Projection x-ray imaging with photon energy weighting: experimental evaluation with a prototype detector

The signal-to-noise ratio (SNR) in x-ray imaging can be increased using a photon counting detector which could allow for rejecting electronics noise and for weighting x-ray photons according to their energies. This approach, however, was not feasible for a long time because photon counting x-ray detectors with very high count rates, good energy resolution and a large number of small pixels were required. These problems have been addressed with the advent of new detector materials, fast readout electronics and powerful computers. In this work, we report on the experimental evaluation of projection x-ray imaging with a photon counting cadmium-zinc-telluride (CZT) detector with energy resolving capabilities. The detector included two rows of pixels with 128 pixels per row with 0.9 x 0.9 mm(2) pixel size, and a 2 Mcount pixel(-1) s(-1) count rate. The x-ray tube operated at 120 kVp tube voltage with 2 mm Al-equivalent inherent filtration.
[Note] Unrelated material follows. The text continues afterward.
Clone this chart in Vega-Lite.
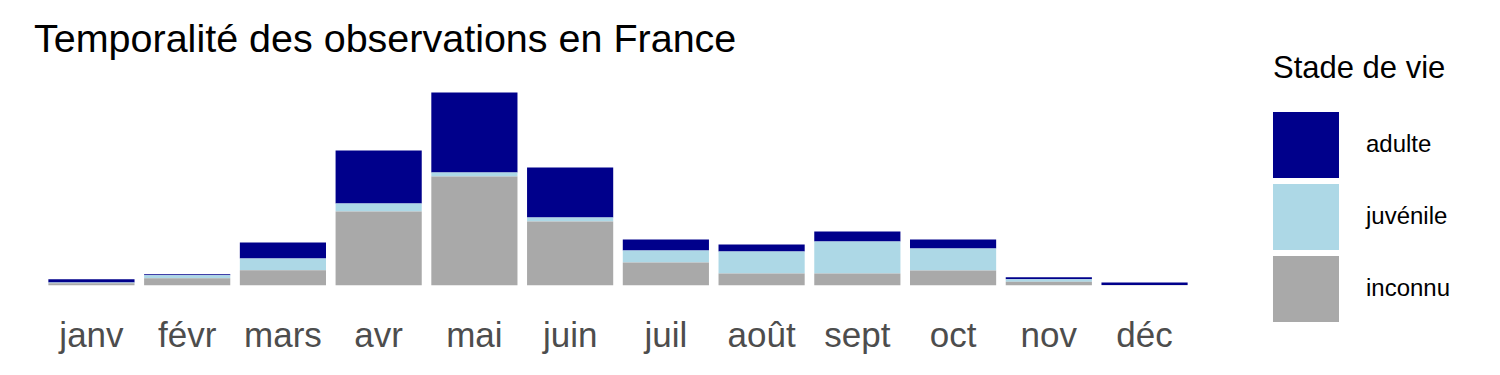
{
  "$schema": "https://vega.github.io/schema/vega-lite/v6.json",
  "autosize": {"type": "none"},
  "width": 1168,
  "height": 202.3,
  "padding": {"left": 34, "top": 83, "right": 298, "bottom": 90},
  "background": "white",
  "title": {
    "text": "Temporalité des observations en France",
    "anchor": "start",
    "frame": "group",
    "font": "Liberation Sans",
    "fontSize": 39.5,
    "fontWeight": "normal",
    "color": "black",
    "offset": 24,
    "dy": 31,
    "dx": 0
  },
  "config": {
    "view": {"stroke": null},
    "font": "Liberation Sans"
  },
  "data": {
    "values": [
      {"mois": "janv", "stade": "adulte", "n": 3.3},
      {"mois": "janv", "stade": "juvénile", "n": 0.7},
      {"mois": "janv", "stade": "inconnu", "n": 2},
      {"mois": "févr", "stade": "adulte", "n": 1},
      {"mois": "févr", "stade": "juvénile", "n": 3},
      {"mois": "févr", "stade": "inconnu", "n": 7},
      {"mois": "mars", "stade": "adulte", "n": 16},
      {"mois": "mars", "stade": "juvénile", "n": 11.7},
      {"mois": "mars", "stade": "inconnu", "n": 15},
      {"mois": "avr", "stade": "adulte", "n": 53},
      {"mois": "avr", "stade": "juvénile", "n": 8},
      {"mois": "avr", "stade": "inconnu", "n": 73.7},
      {"mois": "mai", "stade": "adulte", "n": 80},
      {"mois": "mai", "stade": "juvénile", "n": 4},
      {"mois": "mai", "stade": "inconnu", "n": 108.7},
      {"mois": "juin", "stade": "adulte", "n": 50},
      {"mois": "juin", "stade": "juvénile", "n": 4},
      {"mois": "juin", "stade": "inconnu", "n": 63.7},
      {"mois": "juil", "stade": "adulte", "n": 11},
      {"mois": "juil", "stade": "juvénile", "n": 12},
      {"mois": "juil", "stade": "inconnu", "n": 22.7},
      {"mois": "août", "stade": "adulte", "n": 7},
      {"mois": "août", "stade": "juvénile", "n": 22},
      {"mois": "août", "stade": "inconnu", "n": 11.7},
      {"mois": "sept", "stade": "adulte", "n": 10},
      {"mois": "sept", "stade": "juvénile", "n": 32},
      {"mois": "sept", "stade": "inconnu", "n": 11.7},
      {"mois": "oct", "stade": "adulte", "n": 9},
      {"mois": "oct", "stade": "juvénile", "n": 22},
      {"mois": "oct", "stade": "inconnu", "n": 14.7},
      {"mois": "nov", "stade": "adulte", "n": 2},
      {"mois": "nov", "stade": "juvénile", "n": 2.5},
      {"mois": "nov", "stade": "inconnu", "n": 3.5},
      {"mois": "déc", "stade": "adulte", "n": 2.3},
      {"mois": "déc", "stade": "juvénile", "n": 0.2},
      {"mois": "déc", "stade": "inconnu", "n": 0.2}
    ]
  },
  "transform": [
    {"calculate": "indexof(['inconnu','juvénile','adulte'], datum.stade)", "as": "ordre"}
  ],
  "mark": {"type": "bar"},
  "encoding": {
    "x": {
      "field": "mois",
      "type": "nominal",
      "sort": ["janv", "févr", "mars", "avr", "mai", "juin", "juil", "août", "sept", "oct", "nov", "déc"],
      "scale": {"paddingInner": 0.1, "paddingOuter": 0.15},
      "axis": {
        "title": null,
        "ticks": false,
        "domain": false,
        "grid": false,
        "labelAngle": 0,
        "labelFontSize": 35,
        "labelColor": "#4d4d4d",
        "labelPadding": 33,
        "labelFont": "Liberation Sans"
      }
    },
    "y": {
      "field": "n",
      "type": "quantitative",
      "aggregate": "sum",
      "stack": "zero",
      "scale": {"domain": [0, 202.3], "nice": false},
      "axis": null
    },
    "color": {
      "field": "stade",
      "type": "nominal",
      "scale": {
        "domain": ["adulte", "juvénile", "inconnu"],
        "range": ["#00008B", "#ADD8E6", "#A9A9A9"]
      },
      "legend": {
        "title": "Stade de vie",
        "orient": "none",
        "legendX": 1239,
        "legendY": -29,
        "padding": 0,
        "titleFontSize": 31,
        "titleFontWeight": "normal",
        "titleColor": "black",
        "titleFont": "Liberation Sans",
        "titlePadding": 27,
        "labelFontSize": 24,
        "labelColor": "black",
        "labelFont": "Liberation Sans",
        "labelOffset": 27,
        "symbolType": "square",
        "symbolSize": 4356,
        "symbolStrokeWidth": 0,
        "symbolOpacity": 1,
        "rowPadding": 6
      }
    },
    "order": {"field": "ordre", "type": "quantitative"}
  }
}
The x-ray spectrum was split into five regions, and five independent x-ray images were acquired at a time. These five quasi-monochromatic x-ray images were used for x-ray energy weighting and material decomposition. A tissue-equivalent phantom was used including contrast elements simulating adipose, calcifications, iodine and air. X-ray energy weighting improved the SNR of calcifications and iodine by a factor of 1.32 and 1.36, respectively, as compared to charge integrating. Material decomposition was performed by dual energy subtraction. The low-and high-energy images were generated in the energy ranges of 25-60 keV and 60-120 keV, respectively, by combining five monochromatic image data into two. X-ray energy weighting was applied to low-and high-energy images prior to subtraction, and this improved the SNR of calcifications and iodine in dual energy subtracted images by a factor of 1.34 and 1.25, respectively, as compared to charge integrating. The detector energy resolution, spatial resolution, linearity, count rate, noise and image uniformity were investigated. The limitations of this technology were emphasized and possible solutions were discussed.